# Another Waterfall



## Rick50 (Jan 27, 2015)

I like ,this one better. Same falls but down a level.


----------



## Amocholes (Jan 28, 2015)

Lovely! It looks so warm and inviting. Your greens and yellows are nicely vivid without being over done. I see a nice level of detail on the rocks as well.


----------



## NancyMoranG (Jan 28, 2015)

Nice!


----------



## spiralout462 (Jan 28, 2015)

I love it!  It really looks like a place that I would like to be!


----------



## Rick58 (Jan 28, 2015)

Nice job Rick


----------



## snerd (Jan 28, 2015)

I'm seeing something weird in the circle................... it looks like maybe you were cloning and it's wonked or something? Looks like an oval area. Or am I just seeing things? Entirely possible lol!


----------



## Rick50 (Jan 28, 2015)

snerd said:


> I'm seeing something weird in the circle................... it looks like maybe you were cloning and it's wonked or something? Looks like an oval area. Or am I just seeing things? Entirely possible lol!
> 
> 
> View attachment 94325


Now that you pointed it out I zoomed in to look. It's a rock with water flowing over it which makes it look funny. This might also be a side effect of doing HDR with 3 images of flowing water. Good eye.


----------



## snerd (Jan 28, 2015)

Rick50 said:


> snerd said:
> 
> 
> > I'm seeing something weird in the circle................... it looks like maybe you were cloning and it's wonked or something? Looks like an oval area. Or am I just seeing things? Entirely possible lol!
> ...


Aw, I wasn't sure with my old eyes. It jumped out at me for some reason. I've done similar when using the adjustment brush in LR. Have to be very careful, every move does something, and if you don't click it "off" it's still doing its thing!


----------



## annamaria (Mar 6, 2015)

I like the shot and processing as well, but I had wondered about the round rocky spot.


----------



## astroNikon (Mar 6, 2015)

I thought it was a Predator just sitting in the water relaxing.
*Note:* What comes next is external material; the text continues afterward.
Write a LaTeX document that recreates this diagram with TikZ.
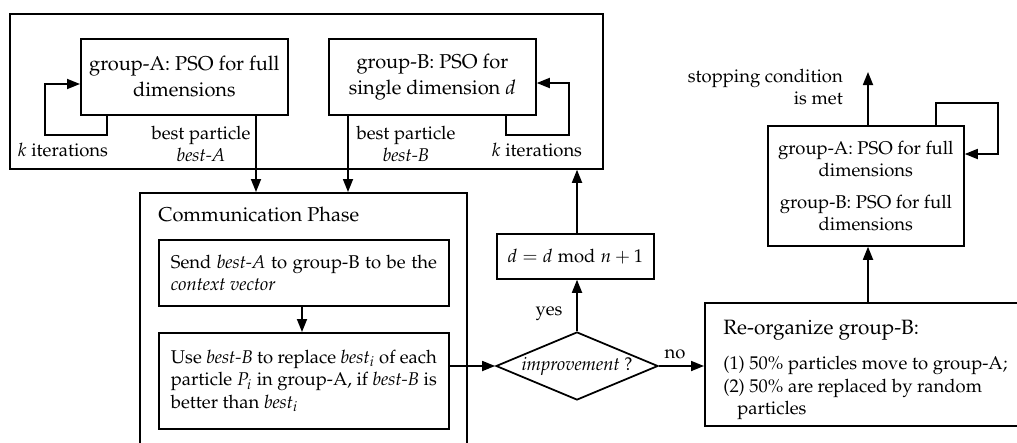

I was going to say great picture and all that,
then I looked out my office window and see all snow including the snow covered frozen lake.
hmmm ......


----------



## Brendan O'Connell (Jul 15, 2015)

Beautiful shot!  I'm new to HDR shooting, so could you answer a few questions for me? 
1.) Could you explain how you got the three different exposures?  In other words, what settings you used for each shot, progressively?
2.) What software did you use to layer them?
3.) What filter? (If any)

Thanks for the help!


----------



## Rick50 (Jul 27, 2015)

Hi Brendan,
Sorry for the late reply as I just saw this.
1) 3 shots, 1 1/3 ev apart, 0.5s, 1.3s, 3.2s all at F/20 - 57mm - ISO100. No filter used.
Generally I take a camera meter reading of dark and light parts to see the dynamic range and then decide on 3 or 5 exposures varying only time. I try for 1 stop increments as well.  Here I did 1 1/3 stop.
2) Photomatix pro and Lightroom only (no photoshop). Lightroom 6 will now do this.
3) None. But a 1/3 stop neutral density could have been used.

Camera is Canon 5D, Mk III and lens is Tamron 24-70, 2.8. I used 1.3 seconds as middle shot to get some water flow without over doing it. Not a fan of super silky water. Just me. I could have even gone faster, like 3/4-1 sec.


----------



## Brendan O'Connell (Jul 28, 2015)

Thanks.  Very helpful info.  I guess the three exposures balanced together, because 3.2 seconds would result in a blown out picture in daylight, right?


----------



## Rick50 (Jul 28, 2015)

Brendan O'Connell said:


> Thanks.  Very helpful info.  I guess the three exposures balanced together, because 3.2 seconds would result in a blown out picture in daylight, right?


That's right but all the real dark parts then showed better exposure. The software puts it all together by taking parts from each photograph. I forgot to mention but camera needs to be in full manual mode. You don't want it making corrections for you.


----------